Animal Battalion

Animal Battalion was first screened at the Walthamstow International Film Festival in 2019. This festival of short films attracts entries from filmakers of all kinds and levels, from the local to the international, and is a highlight of the cultural calander in Walthamstow, east London. The 2020 festival will still take place, as I understand it, though with some changes due to the current pandemic.

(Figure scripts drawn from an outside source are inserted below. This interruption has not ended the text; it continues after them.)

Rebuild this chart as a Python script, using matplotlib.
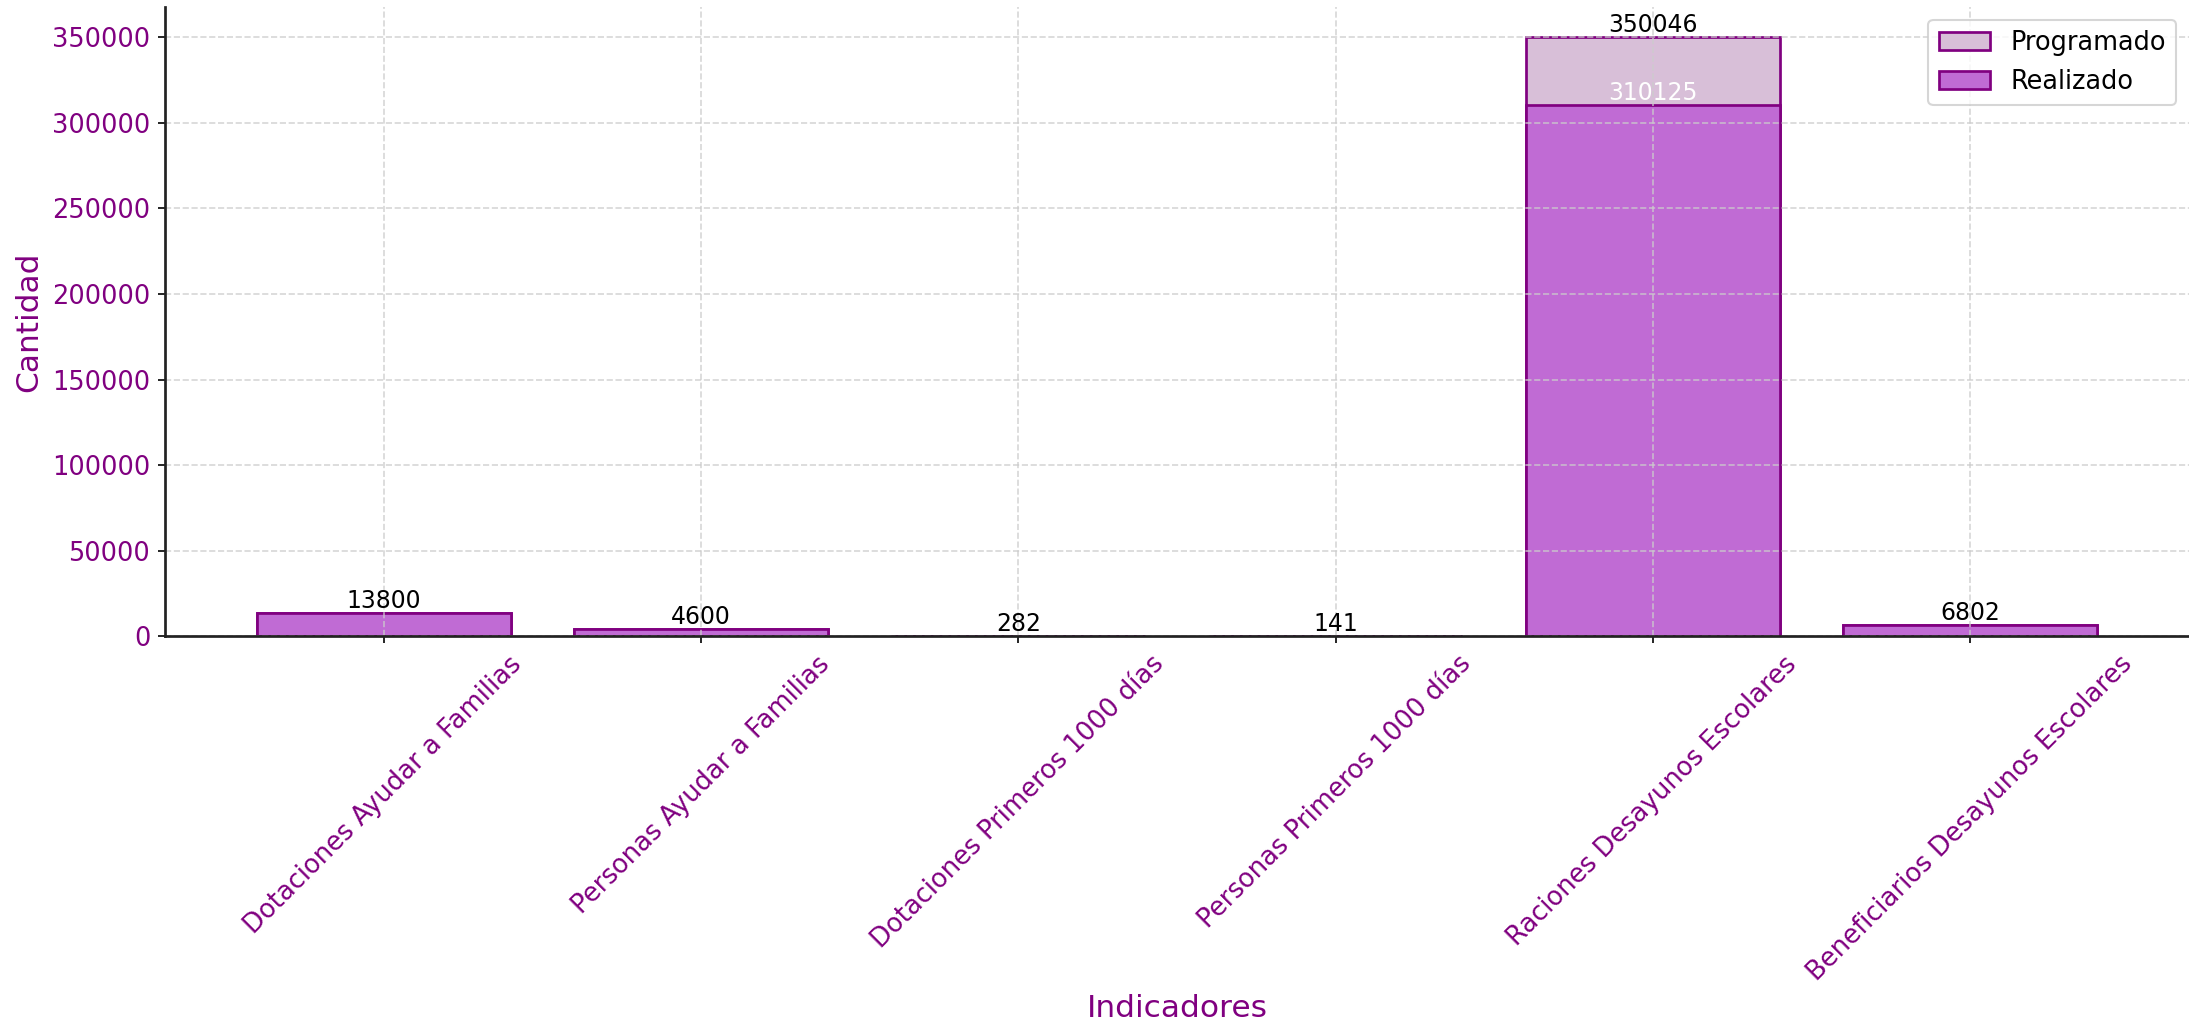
import matplotlib
matplotlib.use("Agg")
import matplotlib.pyplot as plt
import numpy as np

categorias = ["Dotaciones Ayudar a Familias", "Personas Ayudar a Familias",
              "Dotaciones Primeros 1000 días", "Personas Primeros 1000 días",
              "Raciones Desayunos Escolares", "Beneficiarios Desayunos Escolares"]
programado = [13800, 4600, 282, 141, 350046, 6802]
realizado = [13800, 4600, 282, 141, 310125, 6802]

purple = "#800080"
fig = plt.figure(figsize=(2189/150, 1020/150), dpi=150)
ax = fig.add_axes([0.0753, 0.376, 0.9247, 0.617])
x = np.arange(len(categorias))
ax.bar(x, programado, width=0.8, color="#D8BFD8", edgecolor=purple, linewidth=1.3, label="Programado")
ax.bar(x, realizado, width=0.8, color="#C06BD4", edgecolor=purple, linewidth=1.3, label="Realizado")

for xi, v in zip(x, realizado):
    ax.text(xi, v, f"{v}", ha="center", va="bottom", color="white", fontsize=11.3, zorder=5)
for xi, v in zip(x, programado):
    ax.text(xi, v, f"{v}", ha="center", va="bottom", color="black", fontsize=11.3, zorder=6)

ax.set_xticks(x)
ax.set_xticklabels(categorias, rotation=45, ha="center", color=purple, fontsize=12.4)
ax.tick_params(axis="y", colors="black", labelcolor=purple, labelsize=12.3)
ax.tick_params(axis="x", colors="black", labelcolor=purple)
ax.set_xlabel("Indicadores", color=purple, fontsize=15)
ax.set_ylabel("Cantidad", color=purple, fontsize=15)
ax.grid(True, linestyle="--", color="#cccccc", alpha=0.8)
for s in ["top", "right"]:
    ax.spines[s].set_visible(False)
for s in ["left", "bottom"]:
    ax.spines[s].set_linewidth(1.3)
    ax.spines[s].set_color("#222222")
ax.legend(loc="upper right", fontsize=12.3)
fig.savefig("out.png", dpi=150)
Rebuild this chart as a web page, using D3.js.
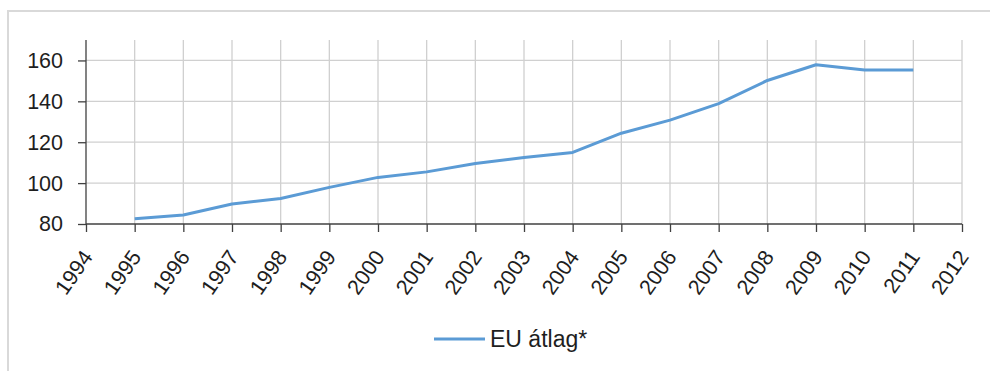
<!DOCTYPE html>
<html>
<head>
<meta charset="utf-8">
<script src="https://cdn.jsdelivr.net/npm/d3@7"></script>
<style>
  html, body { margin: 0; padding: 0; background: #fff; }
  svg { display: block; font-family: "Liberation Sans", Arial, sans-serif; }
</style>
</head>
<body>
<svg id="chart" width="990" height="371"></svg>
<script>
const years = [1995, 1996, 1997, 1998, 1999, 2000, 2001, 2002, 2003, 2004, 2005, 2006, 2007, 2008, 2009, 2010, 2011];
const euValues = [82.6, 84.4, 89.8, 92.5, 97.9, 102.8, 105.5, 109.6, 112.5, 115.0, 124.4, 130.8, 138.9, 150.2, 157.9, 155.3, 155.3];
const seriesName = "EU átlag*";
const xTicks = d3.range(1994, 2013);
const yTicks = [80, 100, 120, 140, 160];

(function () {
const svg = d3.select("#chart");

// outer frame
svg.append("path")
  .attr("d", "M8,372 L8,11 L992,11")
  .attr("fill", "none")
  .attr("stroke", "#d9d9d9")
  .attr("stroke-width", 2);

const mLeft = 86, mRight = 962, mTop = 40, mBottom = 224;
const x = d3.scaleLinear().domain([1994, 2012]).range([mLeft, mRight]);
const y = d3.scaleLinear().domain([80, 170]).range([mBottom, mTop]);

// gridlines
const grid = svg.append("g");
grid.selectAll("line.v").data(xTicks.slice(1)).enter().append("line")
  .attr("x1", d => x(d)).attr("x2", d => x(d))
  .attr("y1", y(170)).attr("y2", y(80))
  .attr("stroke", "#d0d0d0").attr("stroke-width", 1.3);
grid.selectAll("line.h").data(yTicks.slice(1)).enter().append("line")
  .attr("x1", mLeft).attr("x2", mRight)
  .attr("y1", d => y(d)).attr("y2", d => y(d))
  .attr("stroke", "#d0d0d0").attr("stroke-width", 1.3);

// y axis
const yAxis = svg.append("g")
  .attr("transform", `translate(${mLeft},0)`)
  .call(d3.axisLeft(y).tickValues(yTicks).tickSize(8).tickPadding(15).tickFormat(d3.format("d")));
yAxis.select(".domain").attr("d", `M0,${y(170)}V${y(80)}`);
yAxis.selectAll("path, line").attr("stroke", "#404040").attr("stroke-width", 1.3);
yAxis.selectAll("text").attr("font-size", 21.5).attr("fill", "#1e1e1e").attr("font-family", "Liberation Sans, Arial, sans-serif");

// x axis
const xAxis = svg.append("g")
  .attr("transform", `translate(0,${mBottom})`)
  .call(d3.axisBottom(x).tickValues(xTicks).tickSize(8).tickFormat(d3.format("d")));
xAxis.select(".domain").attr("d", `M${mLeft},0H${mRight}`);
xAxis.selectAll("path, line").attr("stroke", "#404040").attr("stroke-width", 1.3);
xAxis.selectAll("text")
  .attr("font-size", 21.5).attr("fill", "#1e1e1e")
  .attr("font-family", "Liberation Sans, Arial, sans-serif")
  .attr("text-anchor", "end")
  .attr("y", 0).attr("dy", 0)
  .attr("transform", "translate(7,33) rotate(-55)");

// line
const line = d3.line().x((d, i) => x(years[i])).y(d => y(d));
svg.append("path")
  .datum(euValues)
  .attr("d", line)
  .attr("fill", "none")
  .attr("stroke", "#5b9bd5")
  .attr("stroke-width", 3)
  .attr("stroke-linejoin", "round");

// legend
const lg = svg.append("g");
lg.append("line")
  .attr("x1", 434).attr("x2", 485).attr("y1", 339).attr("y2", 339)
  .attr("stroke", "#5b9bd5").attr("stroke-width", 3);
lg.append("text")
  .attr("x", 490).attr("y", 339).attr("dy", "0.36em")
  .attr("font-size", 23).attr("fill", "#1e1e1e")
  .text(seriesName);
})();
</script>
</body>
</html>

Though I had been thinking about the idea for some time, in the end I made Animal Battalion very quickly. Looking back, I see that some of the decisions I made were probably more for practical reasons than for artist ones. The use of captions, which evoke the age of silent film, is something of an anachronism in the context of the Second World War setting (albeit a version of that war in which the combatants were a variety of animal-headed humas in army uniform)!. I could think of no effective way of adding spoken dialogue to the film, however, and so the captions remain. As you will see, I used the lowest of low-tech prod uction values here, and tried to make a strength of the home-spun approach. Much of it was filmed with the camera held in one hand, and one (or more) of the cast of puppets grasped awkwardly in the other. This technique results in much of what trained puppeteers would no doubt describe, disparigingly, as "dolly waggling". While I wouldn't try to refute the charge, I will say that I have a certain affection for some of the effects that resulted, which, to my mind, achieve something of the deranged energy of an elaborate children's game. The soundtrack is a mixture of my own instrumental noodlings, plus, for the nightclub scene, a distorted recording of the post-punk band I was part of in the late 70s/early 80s indulging in what we described at the time as "erzatz jazz". Some may have other words for it, and indeed, for the Animal Battalion project as a whole. If you're one of them, then be reassured, the entire film is over in minutes.